Sushil Kumar Sharma, Ex-Hindu Priest, India

Returning to his room after praying the Isha prayer[1], Abdur Rahman, 42, an Indian national, sits down with a pen and a mind full of thoughts. He is writing the story of his life, “Pandit bane Musalmaan” (Hindu priest becomes Muslim) in his mother tongue, Hindi.

He works as a storekeeper in Saudi Binladin BTAT Construction Company at the King Abdul Aziz Endowment Project opposite to the Grand Mosque.

Before coming to Jeddah (May12, 2002) and accepting Islam, Abdur Rahman was known as Sushil Kumar Sharma. His hometown is Amadalpur, a small village in the north Indian state of Haryana. He was born in an orthodox Hindu family who were privileged with conducting religious rituals in the village’s temple.

While staying in the company’s accommodation in Jeddah, a colleague of his gave him some Islamic books in Hindi. He was then transferred to Riyadh to work for a project at Princess Noura University for Women.

“It was at the company’s housing camp that I met a number of Muslims from India and Pakistan who explained me the religion of Islam,” said Abdur Rahman.

“Among them was one of my closest friends, Saleem who hailed from Rajasthan (a northwestern state of India). Both of us shared the same room. During leisure time he narrated the stories of Prophets of Islam and read out Hadeeth (sayings of Prophet Muhammad, may the mercy and blessings of God be upon him).

“My heart trembled. I began to question myself. What would happen to me after death? Will my sins put me in the Hellfire forever? I was afraid of punishment in the grave for the sinners and non-believers,” he recalled.

“I began to spend sleepless nights. I knew it was time for me to embrace Islam and become a true follower of Prophet Muhammad, may the mercy and blessings of God be upon him. At last my lifelong search for truth ended here.

“The next day morning I revealed my intention to embrace Islam to my friend Saleem and other colleagues in the camp.
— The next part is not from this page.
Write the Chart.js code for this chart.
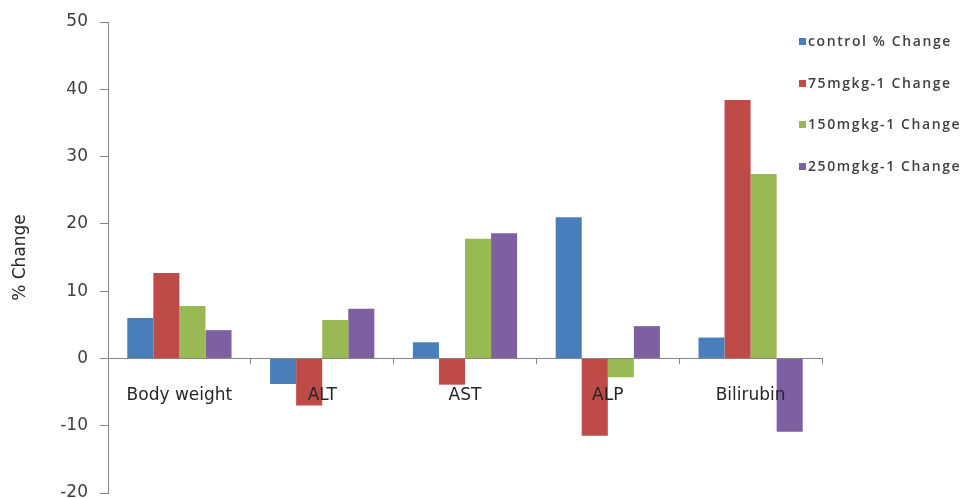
<!DOCTYPE html>
<html>
<head>
<meta charset="utf-8">
<script src="https://cdn.jsdelivr.net/npm/chart.js@4"></script>
<style>
  html, body { margin: 0; padding: 0; background: #fff; }
  #wrap { position: relative; width: 971px; height: 498px; }
  #legend { position: absolute; left: 799px; top: 34px; font-family: "Open Sans", sans-serif; font-size: 14px; font-weight: 600; color: #404040; letter-spacing: 1.6px; }
  #legend div { height: 41.5px; line-height: 14px; white-space: nowrap; }
  #legend span { display: inline-block; width: 7px; height: 7px; margin-right: 2px; vertical-align: 1px; }
</style>
</head>
<body>
<div id="wrap">
  <canvas id="grafico" width="971" height="498"></canvas>
  <div id="legend"></div>
</div>
<script>
// ----------- DADOS -----------
const categorias = ["Body weight", "ALT", "AST", "ALP", "Bilirubin"];
const series = ["control % Change", "75mgkg-1 Change", "150mgkg-1 Change", "250mgkg-1 Change"];
const controle = [6.0, -3.8, 2.4, 21.0, 3.1];
const dose75 = [12.7, -7.0, -3.9, -11.5, 38.4];
const dose150 = [7.8, 5.7, 17.8, -2.8, 27.4];
const dose250 = [4.2, 7.4, 18.6, 4.8, -10.9];
const cores = ["#4a7ebb", "#be4b48", "#98b954", "#7d60a0"];

const valores = [controle, dose75, dose150, dose250];
const eixo = "#868686";
const fonte = "DejaVu Sans";

new Chart(document.getElementById("grafico"), {
  type: "bar",
  data: {
    labels: categorias,
    datasets: series.map((nome, i) => ({
      label: nome,
      data: valores[i],
      backgroundColor: cores[i],
      barPercentage: 1,
      categoryPercentage: 0.73
    }))
  },
  options: {
    responsive: false,
    animation: false,
    layout: { padding: { top: 22, right: 149, bottom: 5, left: 0 } },
    plugins: { legend: { display: false }, tooltip: { enabled: false } },
    scales: {
      x: {
        position: { y: 0 },
        afterFit: s => { s.paddingTop = 0; s.paddingBottom = 0; },
        grid: { display: true, drawOnChartArea: false, offset: true, tickLength: 5, color: eixo },
        border: { color: eixo },
        ticks: { z: 1, color: "#262626", padding: 22, font: { family: fonte, size: 17 } }
      },
      y: {
        min: -20,
        max: 50,
        afterFit: s => { s.width = 108; s.paddingTop = 0; s.paddingBottom = 0; },
        grid: { drawOnChartArea: false, tickLength: 8, color: eixo },
        border: { color: eixo },
        ticks: { stepSize: 10, color: "#404040", padding: 12, font: { family: fonte, size: 17 } },
        title: { display: true, text: "% Change", color: "#262626", padding: { top: 10, bottom: 0 }, font: { family: fonte, size: 17 } }
      }
    }
  }
});

document.getElementById("legend").innerHTML = series
  .map((nome, i) => `<div><span style="background:${cores[i]}"></span>${nome}</div>`)
  .join("");
</script>
</body>
</html>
There was jubilation in the company. Everyone was happy, they congratulated and hugged me.

“It was also the system of universal brotherhood with no difference of caste, color, creed or race that attracted me towards Islam,” Abdur Rahman said.

The following day a meeting with the members of the Cooperative Office for Call and Guidance in Al-Batha, Riyadh, was arranged. The Imam of the camp’s mosque asked him to say the “Shahada” (i.e. the Testimony of Faith).
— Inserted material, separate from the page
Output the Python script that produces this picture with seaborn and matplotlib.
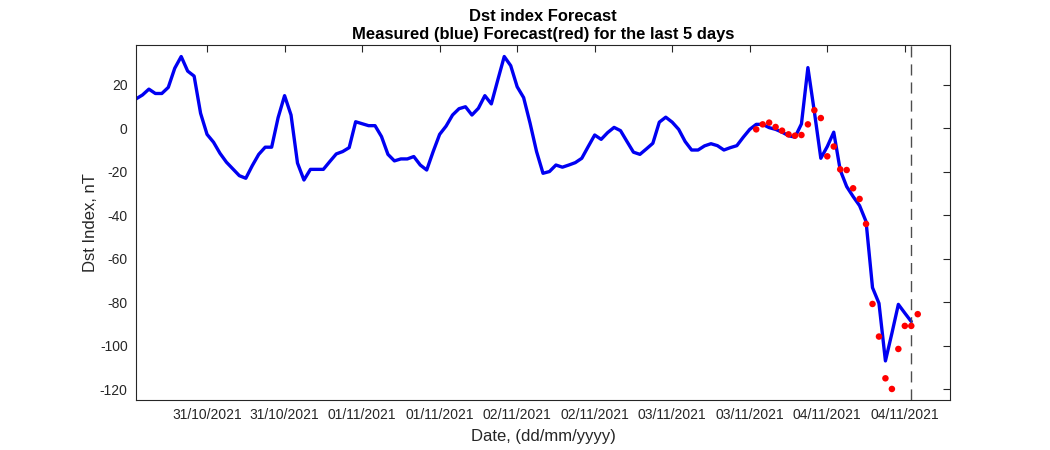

“I recited La ilaha illAllah Muhammad-ur-Rasool Allah wholeheartedly, accepting Allah as my Lord and Muhammad as His Messenger. The Imam suggested me to change my name to Abdur Rahman, which I readily accepted.”

Soon, Abdur Rahman was transferred to Bahra, a town located near the Makkah-Jeddah highway. “The project engineer there was very pleased to know I had embraced Islam. He was very kind towards me and extended all help and cooperation,” Abdur Rahman said.

“But I wanted to be closer to God. I prayed to God to transfer me to Makkah. My prayers were answered and I was transferred to the project I’m working on currently which is located in close proximity of the Grand Mosque.”

His main concern now is his family back home.

“I now have a big task before me: To take the message of Islam to my family members.” Abdur Rahman has a wife and two sons, a seven year old and a sixteen year old.

“I have told them on phone that I have accepted the religion of Islam and have become a Muslim. At first they did not believe me. My wife told me she would decide only when I return to India on vacation. Everyday I am making Du’a (supplicating God) and pleading to God to guide them to the Right Path and soften their hearts to accept Islam,” said Abdur Rahman with tears in his eyes.

“I may also face lots of opposition from relatives, friends and co-villagers. But I am determined to face them. I am confident that God will help me,” he added.

Abdur Rahman also had some words of advice for everyone else.

“I would like to convey the message to all non-Muslims of the world to accept Islam and be successful in this life and in the Hereafter. It also saddens me to see so many Muslims not following the religion of Islam as preached by our Prophet. I appeal to them to stop imitating other people.”

[1] The fifth and last prayer a Muslim performs at the end of the day.